§ REQUIRED TASK:
Starting at the first line of the data, please print exactly those lines through the one that holds "const standardConc = [27, 60, 116, 246, 498, 996, 1991]", omitting every picture.

§ SOURCE DATA:
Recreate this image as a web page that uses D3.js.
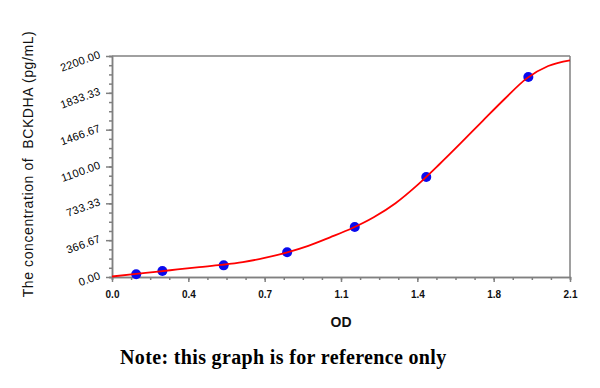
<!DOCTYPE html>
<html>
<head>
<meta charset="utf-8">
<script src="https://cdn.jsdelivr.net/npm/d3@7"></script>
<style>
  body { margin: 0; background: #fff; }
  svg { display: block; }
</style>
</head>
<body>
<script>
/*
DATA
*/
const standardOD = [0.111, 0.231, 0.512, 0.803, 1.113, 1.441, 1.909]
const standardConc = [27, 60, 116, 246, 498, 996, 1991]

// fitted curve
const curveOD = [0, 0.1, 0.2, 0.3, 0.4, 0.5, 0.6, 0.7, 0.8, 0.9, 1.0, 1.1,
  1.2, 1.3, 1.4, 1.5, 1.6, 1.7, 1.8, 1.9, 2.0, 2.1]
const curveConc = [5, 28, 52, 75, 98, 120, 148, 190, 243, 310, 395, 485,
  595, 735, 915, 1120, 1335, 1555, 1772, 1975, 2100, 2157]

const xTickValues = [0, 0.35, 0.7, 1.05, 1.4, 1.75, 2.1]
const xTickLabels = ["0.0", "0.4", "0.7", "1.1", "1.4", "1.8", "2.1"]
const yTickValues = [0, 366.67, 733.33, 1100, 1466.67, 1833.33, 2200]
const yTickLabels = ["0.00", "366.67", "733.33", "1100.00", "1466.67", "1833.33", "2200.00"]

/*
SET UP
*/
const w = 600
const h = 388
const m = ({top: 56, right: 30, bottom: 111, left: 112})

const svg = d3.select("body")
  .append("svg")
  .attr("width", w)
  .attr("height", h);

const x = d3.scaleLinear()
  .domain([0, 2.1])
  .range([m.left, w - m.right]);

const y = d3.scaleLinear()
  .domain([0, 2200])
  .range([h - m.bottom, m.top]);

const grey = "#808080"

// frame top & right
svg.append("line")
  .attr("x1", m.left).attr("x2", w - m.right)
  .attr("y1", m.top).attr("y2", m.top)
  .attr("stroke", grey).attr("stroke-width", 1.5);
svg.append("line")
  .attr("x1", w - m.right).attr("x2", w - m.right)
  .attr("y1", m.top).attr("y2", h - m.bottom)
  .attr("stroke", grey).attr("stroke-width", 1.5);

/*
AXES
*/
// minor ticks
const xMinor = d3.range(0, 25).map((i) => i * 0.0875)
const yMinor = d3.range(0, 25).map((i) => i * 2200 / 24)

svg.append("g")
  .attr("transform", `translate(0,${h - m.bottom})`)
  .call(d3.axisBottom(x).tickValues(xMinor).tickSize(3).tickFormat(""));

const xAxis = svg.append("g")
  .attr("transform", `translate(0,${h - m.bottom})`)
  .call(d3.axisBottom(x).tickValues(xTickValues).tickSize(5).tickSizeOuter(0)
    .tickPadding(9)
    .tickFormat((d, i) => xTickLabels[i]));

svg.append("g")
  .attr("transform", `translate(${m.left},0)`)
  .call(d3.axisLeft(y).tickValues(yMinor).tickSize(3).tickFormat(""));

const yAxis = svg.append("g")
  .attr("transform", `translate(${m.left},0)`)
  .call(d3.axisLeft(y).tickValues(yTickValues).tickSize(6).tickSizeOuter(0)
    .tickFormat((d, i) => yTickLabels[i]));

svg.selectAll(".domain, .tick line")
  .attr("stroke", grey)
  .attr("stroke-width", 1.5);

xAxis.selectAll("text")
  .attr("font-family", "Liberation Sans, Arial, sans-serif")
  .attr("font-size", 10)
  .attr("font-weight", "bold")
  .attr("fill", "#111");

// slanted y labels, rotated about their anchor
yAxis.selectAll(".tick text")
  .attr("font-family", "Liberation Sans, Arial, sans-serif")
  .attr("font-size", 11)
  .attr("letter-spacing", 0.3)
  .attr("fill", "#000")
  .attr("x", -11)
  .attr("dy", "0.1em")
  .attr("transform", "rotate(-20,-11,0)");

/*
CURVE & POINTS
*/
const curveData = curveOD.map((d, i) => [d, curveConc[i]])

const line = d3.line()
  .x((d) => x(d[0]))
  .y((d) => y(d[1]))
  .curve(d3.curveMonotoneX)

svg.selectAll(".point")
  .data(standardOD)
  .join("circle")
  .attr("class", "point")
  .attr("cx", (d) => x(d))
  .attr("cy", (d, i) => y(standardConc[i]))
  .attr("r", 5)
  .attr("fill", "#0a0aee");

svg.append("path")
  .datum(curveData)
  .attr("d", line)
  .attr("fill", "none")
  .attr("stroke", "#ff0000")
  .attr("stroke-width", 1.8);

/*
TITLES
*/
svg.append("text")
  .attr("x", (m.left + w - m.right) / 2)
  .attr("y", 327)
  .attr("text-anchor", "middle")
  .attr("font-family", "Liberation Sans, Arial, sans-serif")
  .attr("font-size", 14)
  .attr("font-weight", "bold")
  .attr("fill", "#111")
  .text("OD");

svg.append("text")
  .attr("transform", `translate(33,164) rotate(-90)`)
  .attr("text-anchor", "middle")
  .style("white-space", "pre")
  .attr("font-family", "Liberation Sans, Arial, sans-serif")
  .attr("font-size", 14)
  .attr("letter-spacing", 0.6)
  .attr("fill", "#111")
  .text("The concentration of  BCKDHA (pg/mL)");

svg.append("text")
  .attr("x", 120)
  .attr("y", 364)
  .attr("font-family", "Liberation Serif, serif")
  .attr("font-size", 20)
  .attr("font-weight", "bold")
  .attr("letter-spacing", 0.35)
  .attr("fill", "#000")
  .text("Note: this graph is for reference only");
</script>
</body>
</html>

§ TASK RESULT:
Recreate this image as a web page that uses D3.js.
<!DOCTYPE html>
<html>
<head>
<meta charset="utf-8">
<script src="https://cdn.jsdelivr.net/npm/d3@7"></script>
<style>
  body { margin: 0; background: #fff; }
  svg { display: block; }
</style>
</head>
<body>
<script>
/*
DATA
*/
const standardOD = [0.111, 0.231, 0.512, 0.803, 1.113, 1.441, 1.909]
const standardConc = [27, 60, 116, 246, 498, 996, 1991]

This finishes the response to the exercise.